Oat Futures Ease After Rally While Physical Prices Stay Steady
Concise oat market analysis: CBOT futures ease after a strong rally while German and Ukrainian feed oat prices stay broadly stable. Outlook, drivers and trade ideas.
Prices
The CBOT oat curve is slightly softer across the board. The front Sep-26 contract last traded at 350.00 USc/bu (down 2.75 c or about -0.8% day-on-day), with Dec-26 at 355.75 USc/bu (-0.97%). Further-out contracts for 2027–28 are likewise down around 0.8% on the day, but absolute levels remain elevated versus mid-June as the broader one‑month rally is still largely intact.
In the physical market, German feed-grade oats EXW Drentwede are steady at 0.179 EUR/kg (179 EUR/t), unchanged since mid-June. Ukrainian feed oats FCA Odesa are indicated around 0.24 EUR/kg (240 EUR/t), down slightly from 0.25 EUR/kg at the end of June, reflecting softer Black Sea feed grain offers. Together, this points to a relatively stable European price environment with some minor pressure from export-origin competition.
*Approximate conversion using a prevailing FX rate and standard bushel weight.
Supply & Demand
Futures market data suggest participants see no acute short-term supply squeeze. Open interest in the Sep-26 contract remains moderate, and daily trading volumes are very low, pointing to limited speculative engagement rather than strong commercial hedging pressure. The mild backwardation into nearby maturities has eased slightly as prices retreat from their recent peak.
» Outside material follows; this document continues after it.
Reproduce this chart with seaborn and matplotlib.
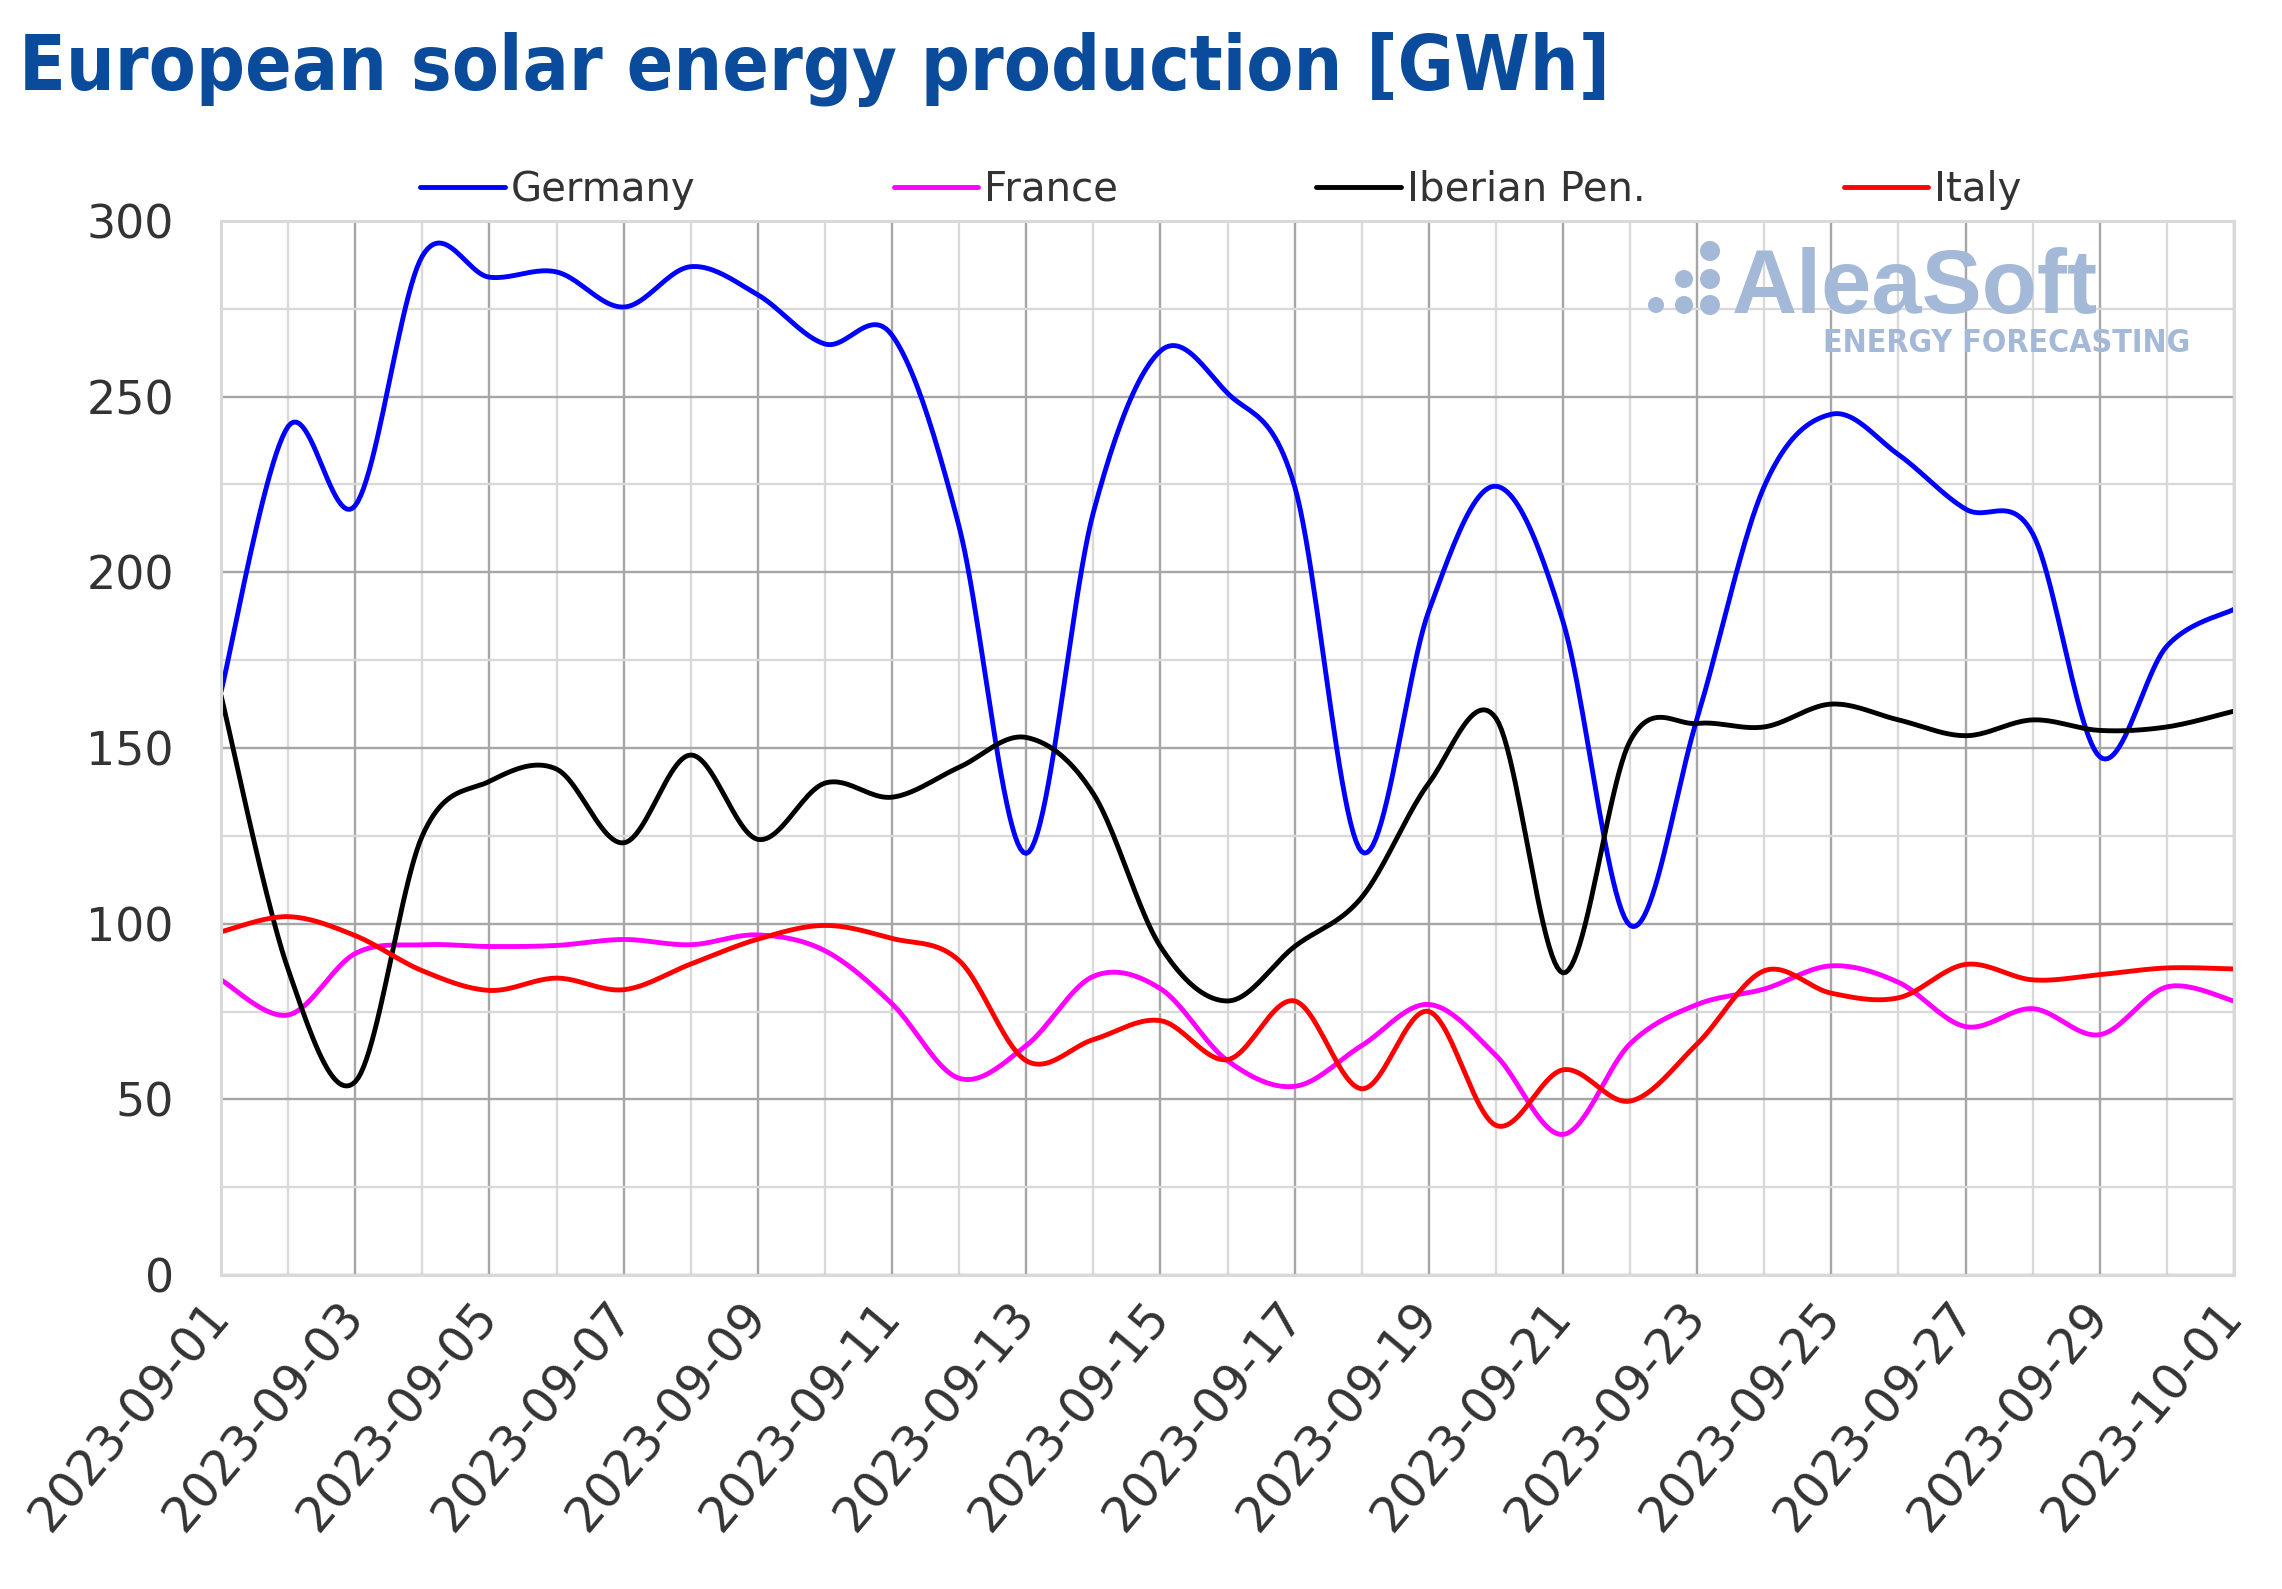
import matplotlib
matplotlib.use("Agg")
import matplotlib.pyplot as plt
from matplotlib import font_manager as fm
from matplotlib.patches import Ellipse
import numpy as np
import pandas as pd
import seaborn as sns

dates = pd.date_range("2023-09-01", "2023-10-01", freq="D")

germany = [166, 241.5, 219, 290, 284, 285.5, 275.5, 287, 279, 265,
           267.5, 213, 120, 217, 263, 251, 224.5, 120.5, 189, 224.5,
           186, 99.5, 158.5, 224.5, 245, 233.5, 218, 211, 147.5, 179, 189.5]
france = [84, 74, 91.5, 94, 93.5, 93.8, 95.5, 94, 96.8, 92.3,
          77.2, 56, 65.3, 85, 81.5, 61, 53.7, 65.3, 77, 62.5,
          40, 65.8, 77, 81.4, 88, 83.3, 70.7, 75.8, 68.4, 82, 78]
iberian = [165, 87, 55, 125, 140.5, 144, 123, 148, 124, 140,
           136, 144.5, 153, 137, 93.5, 78, 93.5, 107.5, 140, 158.5,
           86, 152, 157, 156, 162.5, 158, 153.5, 158, 155, 156, 160.5]
italy = [97.7, 102, 96.6, 86.6, 81, 84.5, 81.2, 88.5, 95.6, 99.5,
         95.8, 89.5, 61, 67, 72.4, 61.3, 78, 53, 75, 42.6,
         58.4, 49.5, 65.8, 86.6, 80.2, 78.9, 88.4, 84, 85.5, 87.4, 87.1]

series_names = ["Germany", "France", "Iberian Pen.", "Italy"]
series_values = [germany, france, iberian, italy]
series_colors = ["#0000ff", "#ff00ff", "#000000", "#ff0000"]


def smooth(y, steps=24):
    # Excel-like smoothed line (Catmull-Rom through every point)
    y = np.asarray(y, float)
    x = np.arange(len(y), dtype=float)
    px = np.concatenate([[x[0]], x, [x[-1]]])
    py = np.concatenate([[y[0]], y, [y[-1]]])
    t = np.linspace(0, 1, steps, endpoint=False)[:, None]
    out_x, out_y = [], []
    for p, out in ((px, out_x), (py, out_y)):
        p0, p1, p2, p3 = p[:-3], p[1:-2], p[2:-1], p[3:]
        seg = 0.5 * (2 * p1 + (-p0 + p2) * t
                     + (2 * p0 - 5 * p1 + 4 * p2 - p3) * t ** 2
                     + (-p0 + 3 * p1 - 3 * p2 + p3) * t ** 3)
        out.extend(seg.T.ravel().tolist() + [p[-2]])
    return out_x, out_y


def narrow_bold():
    # a condensed bold face if one is installed, else None
    for f in fm.fontManager.ttflist:
        if f.weight in (700, "bold") and f.style == "normal" and (
                "Narrow" in f.name or "Condensed" in f.name
                or f.stretch in ("condensed", "semi-condensed")):
            return fm.FontProperties(fname=f.fname)
    return None


frames = []
for name, vals in zip(series_names, series_values):
    sx, sy = smooth(vals)
    frames.append(pd.DataFrame({"day": sx, "value": sy, "series": name}))
df = pd.concat(frames, ignore_index=True)

sns.set_style("white")
plt.rcParams["font.family"] = ["DejaVu Sans"]

W, H = 2282, 1589
fig = plt.figure(figsize=(W / 100, H / 100), dpi=100)
ax = fig.add_axes([221 / W, 1 - 1275 / H, (2234 - 221) / W, (1275 - 221) / H])

sns.lineplot(data=df, x="day", y="value", hue="series", hue_order=series_names,
             palette=dict(zip(series_names, series_colors)), estimator=None,
             sort=False, linewidth=3.5, ax=ax)

ax.set_xlim(0, 30)
ax.set_ylim(0, 300)
ax.set_xlabel("")
ax.set_ylabel("")

ax.set_xticks(range(0, 31, 2))
ax.set_xticks(range(1, 30, 2), minor=True)
ax.set_xticklabels([d.strftime("%Y-%m-%d") for d in dates[::2]], fontsize=35,
                   rotation=50, ha="right", va="center", rotation_mode="anchor")
ax.set_yticks(range(0, 301, 50))
ax.set_yticks(range(25, 300, 50), minor=True)

ax.grid(which="major", color="#a6a6a6", linewidth=1.7)
ax.grid(which="minor", color="#d9d9d9", linewidth=1.7)
ax.set_axisbelow(True)
for s in ax.spines.values():
    s.set_color("#d9d9d9")
    s.set_linewidth(2.2)

ax.tick_params(axis="both", which="both", length=0, labelcolor="#333333")
ax.tick_params(axis="y", pad=34, labelsize=33)
ax.tick_params(axis="x", pad=24)

handles, labels = ax.get_legend_handles_labels()
ax.get_legend().remove()
fig.legend(handles, labels, loc="lower left", ncol=4, mode="expand",
           bbox_to_anchor=(400 / W, 1 - 230 / H, (2042 - 400) / W, 0.03),
           frameon=False, fontsize=29, handlelength=2.1, handletextpad=0.15,
           borderpad=0, labelcolor="#333333")

nb = narrow_bold()
title = "European solar energy production [GWh]"
if nb is not None:
    nb.set_size(55)
    fig.text(19 / W, 1 - 90 / H, title, fontproperties=nb,
             color="#0a4b9b", va="baseline", ha="left")
else:
    fig.text(19 / W, 1 - 88 / H, title, fontweight="bold", fontsize=48,
             color="#0a4b9b", va="baseline", ha="left")

# AleaSoft watermark
logo = "#a4b9d7"
fig.text(1732 / W, 1 - 313 / H, "AleaSoft", family=["Liberation Sans", "DejaVu Sans"],
         fontweight="bold", fontsize=65, color=logo, va="baseline", ha="left")
if nb is not None:
    sub = nb.copy()
    sub.set_size(23)
    fig.text(2190 / W, 1 - 352 / H, "ENERGY FORECASTING", fontproperties=sub,
             color=logo, va="baseline", ha="right")
else:
    fig.text(2190 / W, 1 - 352 / H, "ENERGY FORECASTING", fontweight="bold",
             fontsize=20.5, color=logo, va="baseline", ha="right")
for cx, cy, r in [(1656, 305, 8), (1684, 305, 9), (1684, 279, 9),
                  (1710, 305, 10), (1710, 279, 10), (1710, 251, 10)]:
    fig.add_artist(Ellipse((cx / W, 1 - cy / H), 2 * r / W, 2 * r / H,
                           transform=fig.transFigure, color=logo, lw=0))

fig.savefig("out.png", dpi=100)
In Europe, the combination of flat German prices and only marginally lower Ukrainian offers indicates that feed supply is currently sufficient and that mills and compounders are not competing aggressively for tonnage. Broader grain complex dynamics, particularly ample supplies of other feed grains, continue to cap upside in oats despite their smaller and more regional market.
Weather & Crop Conditions
Weather remains an important but not yet dominant driver. North American oat regions have recently seen unsettled, moisture-rich conditions, with forecasts pointing to a move towards more normal or slightly warmer patterns in the Canadian Prairies and parts of the US Northern Plains in the coming weeks, reducing immediate drought concerns.
In key European producers such as Germany and Scandinavia, recent precipitation and moderate temperatures generally support crop potential. No major weather shock has emerged over the last few days to justify a sharp risk premium in futures, which helps explain the current consolidation phase after the June–early July rally in oat prices.
Fundamentals & Market Mood
Recent price moves show a market that has re‑rated higher over the past month but is now digesting gains. Benchmark oat prices are roughly 17% above levels seen a month ago yet remain slightly below last year’s levels, suggesting that the rally so far reflects normalization from depressed prices rather than a full-blown bull market.
The absence of clear bullish catalysts — no fresh crop shock, no logistics crisis, and steady cash prices in Europe — keeps sentiment balanced to mildly cautious. Speculative length appears limited, and the recent minor pullback in futures likely reflects profit‑taking and technical selling rather than a structural shift in fundamentals.
4–6 Week Outlook & Trading Ideas
Over the coming weeks, weather headlines and broader grain market sentiment will likely guide oat prices more than standalone oat fundamentals. Any sustained hot and dry spell during grain filling in North America or Northern Europe could quickly revive the upward trend in CBOT futures. Conversely, continued benign weather and comfortable feed grain supplies would favour further sideways-to-lower price action.
- Feed buyers (EU): Use current flat German prices and slightly weaker Black Sea offers to extend coverage into early Q4 on a staggered basis; avoid overbuying in case futures correct further.
- Producers (EU & Black Sea): Consider incremental hedging on CBOT or via forward sales on any rebound toward recent highs, especially if local basis remains stable and weather risk is perceived as limited.
- Traders: Watch oat–barley and oat–wheat feed spreads; current stability suggests limited switching, but a renewed rally in oats without confirmation from other grains could present short‑spread opportunities.
3-Day Directional Outlook (EUR-based)
- CBOT Oat Futures (EUR/t, front months): Slight downside to sideways bias as technical selling persists and no new weather shock is visible.
- Germany EXW Feed Oats: Stable around 179 EUR/t; no immediate trigger for price changes seen in the next few days.
- Ukraine FCA Odesa Feed Oats: Mildly softer bias, tracking regional feed grain and freight developments, but large moves are unlikely in the very short term.